Prime Odlh defeats FMJ. Prime SSM would be the best scalp FMJ ever captured but I think Prime Shane ktfo FMJ. That is my opinion but we will never know.

IMO, FMJ would have beaten GingerHead without the catch weight, but we will never know. IMO, FMJ would defeat Thurman, Brook, Ramming Speed, Porter, Khan, Danny, etc., but (most likely) we will never know.

But hey, we get to find out if he can beat Berto. If it is 116-112 or closer, we will probably get a rematch. Wow.

FMJ has calculated every move beautifully. FMJ has not faced the best at their best.

The Hitman, SRL, Hagler, Benitez, Monzon, Sweet Pea, JCC, Ali, Smokin Joe, Duran, Bob Foster, SSM, ODLH, Tito, Bhop, etc., all did.

We don't need to rationalize whether or not SRL could have beat The Hitman in his prime or whether or not Ali could beat Foreman or Sweet Pea beat JCC.

FMJ falls short in that measurement.
Talk about blather.

And yes, you just put an exclamation point on what I mean by Monday Morning QB.

I do not agree with your take of them automatically beating Floyd (I think we will truly never know, and for good reason) but exactly when was Floyd supposed to fight a prime DLH and a prime Mosley? When he was a featherweight and DLH and Shane were light middles?

And I didn't say Pac was more dangerous now. I said he was a more skillful fighter now, enough so that the fight that happened was actually closer than the one that would have happened back in 09. And I am not merely speculating, we can make a very educated guess on that via the common experience of JMM, who fought both men at or close to prime. All the JMM fights with Pac were razor close. Floyd's fight with JMM was a clinic.

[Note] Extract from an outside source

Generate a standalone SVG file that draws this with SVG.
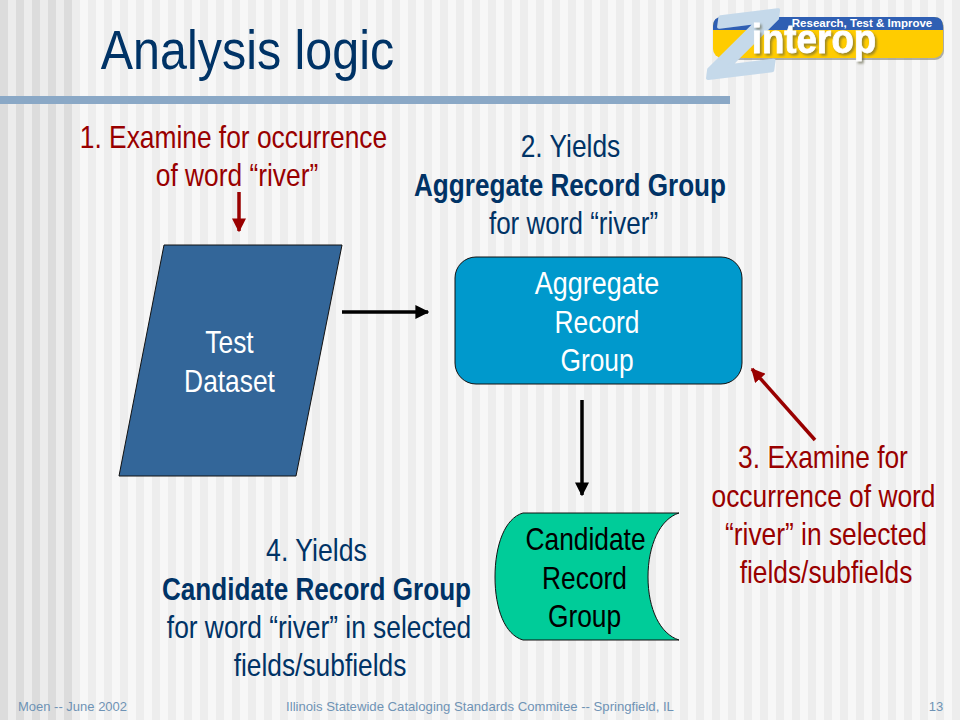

Yes, a 2009 Pac scalp would have been better than a 2015 one. But let's not act like Pac would have done any better because he would not have.

What is also clear is that some folks continue to blame Mayweather for fights that didn't happen when the truth is there was much more involved than that.

"He didn't fight Tszyu" they will argue. Like it was Floyd and not Kostya who declined the fight.

"He didn't fight Margarito" they yell. Except it was Arum's refusal to guarantee a purse with DLH after a "Cheato" fight Mayweather asked for that led to him buying out his contract, and starting the morphing process from "Pretty Boy" to "Money".

I am not saying not to criticize Mayweather.

Just tell the whole story when you do.